* _Your goal_
Can you set down, exactly as they appear below, the lines from the opening of the material through the one bearing "Serif', 'Times New", minus the pictures?

* _Dataset content_
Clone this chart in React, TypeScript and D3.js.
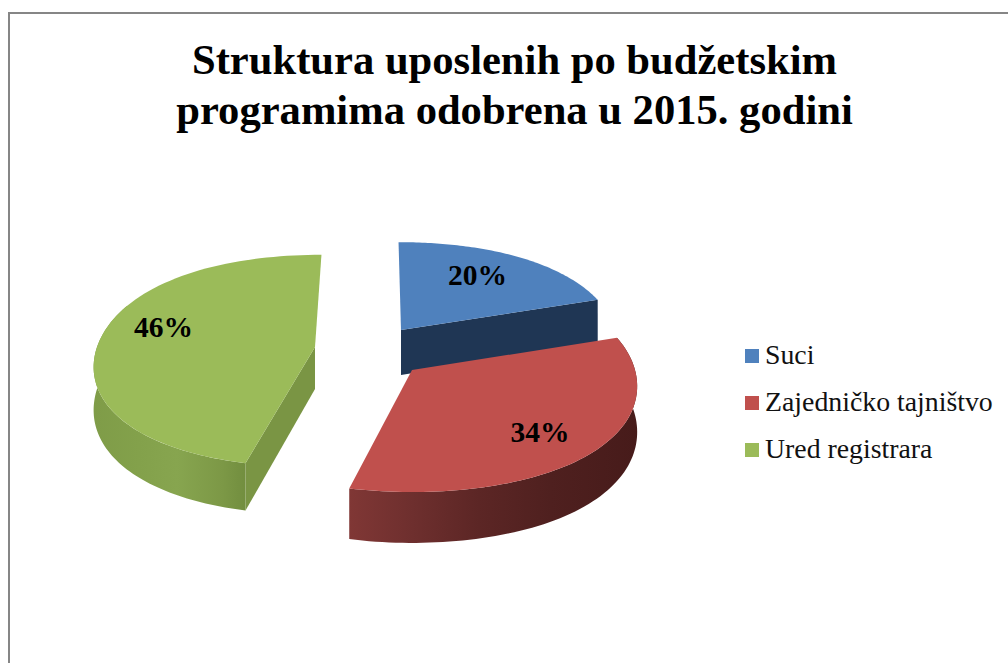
import React from "react";
import * as d3 from "d3";

const categories = ["Suci", "Zajedničko tajništvo", "Ured registrara"];
const shares = [20, 34, 46];
const titleLines = ["Struktura uposlenih po budžetskim", "programima odobrena u 2015. godini"];

const topColors = ["#4f81bd", "#c0504d", "#9bbb59"];
const faceColors = ["#1f3654", "#6b2d2c", "#7a9544"];

// Projection of each exploded slice (tilted disc, mild perspective, slight shear)
const slicePlacement = [
  { cx: 401, cy: 330, rx: 215, ry: 101, shear: 0.028, depth: 45, label: [477.5, 285], face: "end", rimSpan: 0 },
  { cx: 412, cy: 370, rx: 223, ry: 108, shear: 0, depth: 45, label: [540, 442], face: "none", rimSpan: 1 },
  { cx: 315, cy: 347, rx: 218, ry: 106, shear: -0.07, depth: 42, label: [163.5, 337], face: "start", rimSpan: 0.6 },
];
const perspective = 0.13;
const bulge = 0.02;
const drawOrder = [2, 0, 1];

const serif = "'Liberation Serif', 'Times New Roman', serif";

const rimStops = [
  [
    ["0%", "#1f3654"],
    ["100%", "#1f3654"],
  ],
  [
    ["0%", "#803735"],
    ["22%", "#6e2f2e"],
    ["45%", "#5c2625"],
    ["70%", "#4f201f"],
    ["100%", "#471b1a"],
  ],
  [
    ["0%", "#7f9c48"],
    ["30%", "#83a14b"],
    ["55%", "#87a54f"],
    ["85%", "#7c9846"],
    ["100%", "#728e3f"],
  ],
];

type Place = (typeof slicePlacement)[number];

function project(p: Place, theta: number, r: number, down = 0): [number, number] {
  const rr = r * (1 + bulge * Math.sin(2 * theta) ** 2);
  const f = 1 - perspective * Math.cos(theta) * rr;
  const dy = -p.ry * Math.cos(theta) * rr * f;
  const dx = p.rx * Math.sin(theta) * rr * f + p.shear * dy;
  return [p.cx + dx, p.cy + dy + down * f];
}

export default function App() {
  const arcs = d3.pie<number>().sort(null).startAngle(0).endAngle(2 * Math.PI)(shares);
  const line = d3.line();

  const sweep = (p: Place, a: number, b: number, down = 0) => {
    const n = 80;
    return d3.range(n + 1).map((i) => project(p, a + ((b - a) * i) / n, 1, down));
  };

  const slices = arcs.map((arc, i) => {
    const p = slicePlacement[i];
    const a = arc.startAngle;
    const b = arc.endAngle;
    const top = line([project(p, 0, 0), ...sweep(p, a, b)]) + "Z";
    const rimEnd = a + (b - a) * p.rimSpan;
    const rim =
      p.rimSpan > 0 ? line([...sweep(p, a, rimEnd), ...sweep(p, a, rimEnd, p.depth).reverse()]) + "Z" : null;
    let face: string | null = null;
    const edge = p.face === "end" ? b : p.face === "start" ? a : null;
    if (edge !== null) {
      face =
        line([
          project(p, 0, 0),
          project(p, edge, 1),
          project(p, edge, 1, p.depth),
          project(p, 0, 0, p.depth),
        ]) + "Z";
    }
    const xs = sweep(p, a, rimEnd).map((d) => d[0]);
    return { i, top, rim, face, x0: d3.min(xs)!, x1: d3.max(xs)! };
  });

  const legendY = d3
    .scalePoint<string>()
    .domain(categories)
    .range([356, 450]);

  return (
    <svg
      width={1008}
      height={663}
      viewBox="0 0 1008 663"
      style={{ position: "absolute", left: 0, top: 0, display: "block", background: "#fff" }}
    >
      <defs>
        {slices.map((s) => (
          <linearGradient
            key={s.i}
            id={`rim${s.i}`}
            gradientUnits="userSpaceOnUse"
            x1={s.x0}
            x2={s.x1}
            y1={0}
            y2={0}
          >
            {rimStops[s.i].map(([o, c]) => (
              <stop key={o} offset={o} stopColor={c} />
            ))}
          </linearGradient>
        ))}
      </defs>

      <rect x={9} y={13} width={1010} height={670} fill="none" stroke="#868686" strokeWidth={2} />

      <g fontFamily={serif} fontWeight={700} fontSize={42.6} textAnchor="middle" fill="#000">
        {titleLines.map((t, i) => (
          <text key={t} x={514.5} y={74 + i * 50}>
            {t}
          </text>
        ))}
      </g>

      {drawOrder.map((k) => {
        const s = slices[k];
        return (
          <g key={k}>
            {s.rim && <path d={s.rim} fill={`url(#rim${k})`} />}
            {s.face && <path d={s.face} fill={faceColors[k]} />}
            <path d={s.top} fill={topColors[k]} />
          </g>
        );
      })}

      <g fontFamily={serif} fontWeight={700} fontSize={29.5} textAnchor="middle" fill="#000">
        {shares.map((v, i) => (
          <text key={i} x={slicePlacement[i].label[0]} y={slicePlacement[i].label[1]}>
            {d3.format("d")(v)}%
          </text>
        ))}
      </g>

      <g fontFamily={serif} fontSize={27.8} fill="#111">
        {categories.map((c, i) => {
          const y = legendY(c)!;
          return (
            <g key={c}>
              <rect x={745} y={y - 7} width={14} height={14} fill={topColors[i]} />
              <text x={765} y={y + 8}>
                {c}
              </text>
            </g>
          );
        })}
      </g>
    </svg>
  );
}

* _Finished answer_
Clone this chart in React, TypeScript and D3.js.
import React from "react";
import * as d3 from "d3";

const categories = ["Suci", "Zajedničko tajništvo", "Ured registrara"];
const shares = [20, 34, 46];
const titleLines = ["Struktura uposlenih po budžetskim", "programima odobrena u 2015. godini"];

const topColors = ["#4f81bd", "#c0504d", "#9bbb59"];
const faceColors = ["#1f3654", "#6b2d2c", "#7a9544"];

// Projection of each exploded slice (tilted disc, mild perspective, slight shear)
const slicePlacement = [
  { cx: 401, cy: 330, rx: 215, ry: 101, shear: 0.028, depth: 45, label: [477.5, 285], face: "end", rimSpan: 0 },
  { cx: 412, cy: 370, rx: 223, ry: 108, shear: 0, depth: 45, label: [540, 442], face: "none", rimSpan: 1 },
  { cx: 315, cy: 347, rx: 218, ry: 106, shear: -0.07, depth: 42, label: [163.5, 337], face: "start", rimSpan: 0.6 },
];
const perspective = 0.13;
const bulge = 0.02;
const drawOrder = [2, 0, 1];

const serif = "'Liberation Serif', 'Times New Roman', serif";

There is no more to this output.